Find the remainder when `x^(23)` is divided by `x^(2) -3x + 2`

To find the remainder when \( x^{23} \) is divided by \( x^2 - 3x + 2 \), we can follow these steps: ### Step 1: Factor the Quadratic Polynomial First, we need to factor the quadratic polynomial \( x^2 - 3x + 2 \). The factors of \( x^2 - 3x + 2 \) can be found by looking for two numbers that multiply to \( 2 \) (the constant term) and add to \( -3 \) (the coefficient of \( x \)).

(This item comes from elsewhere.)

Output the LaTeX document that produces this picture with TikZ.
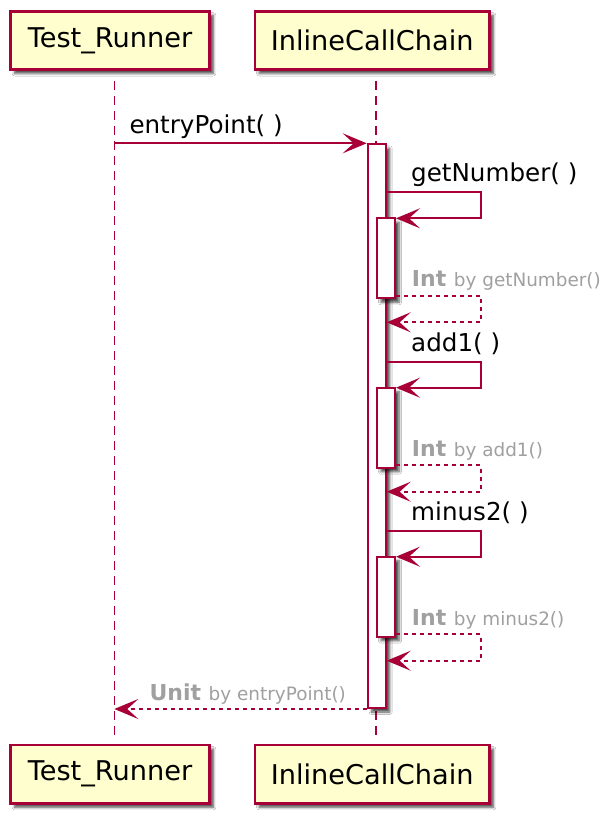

The numbers \( -1 \) and \( -2 \) work, so we can factor it as: \[ x^2 - 3x + 2 = (x - 1)(x - 2) \] ### Step 2: Use the Remainder Theorem According to the Remainder Theorem, the remainder of a polynomial \( f(x) \) when divided by \( (x - a) \) is \( f(a) \). In this case, we will evaluate \( x^{23} \) at the roots of the factors we found: \( x = 1 \) and \( x = 2 \). ### Step 3: Evaluate \( x^{23} \) at \( x = 1 \) and \( x = 2 \) 1. For \( x = 1 \): \[ f(1) = 1^{23} = 1 \] 2. For \( x = 2 \): \[ f(2) = 2^{23} \] ### Step 4: Write the Remainder as a Linear Combination Since the divisor is a quadratic polynomial, the remainder will be of the form \( ax + b \). We can set up a system of equations using the values we found: \[ \begin{align*} a(1) + b &= 1 \quad \text{(from } x = 1\text{)} \\ a(2) + b &= 2^{23} \quad \text{(from } x = 2\text{)} \end{align*} \] ### Step 5: Solve the System of Equations From the first equation: \[ a + b = 1 \quad \text{(1)} \] From the second equation: \[ 2a + b = 2^{23} \quad \text{(2)} \] Now, we can subtract equation (1) from equation (2): \[ (2a + b) - (a + b) = 2^{23} - 1 \] This simplifies to: \[ a = 2^{23} - 1 \] Substituting \( a \) back into equation (1): \[ (2^{23} - 1) + b = 1 \\ b = 1 - (2^{23} - 1) \\ b = 2 - 2^{23} \] ### Step 6: Write the Final Remainder Thus, the remainder when \( x^{23} \) is divided by \( x^2 - 3x + 2 \) is: \[ R(x) = (2^{23} - 1)x + (2 - 2^{23}) \] ### Summary The remainder when \( x^{23} \) is divided by \( x^2 - 3x + 2 \) is: \[ R(x) = (2^{23} - 1)x + (2 - 2^{23}) \]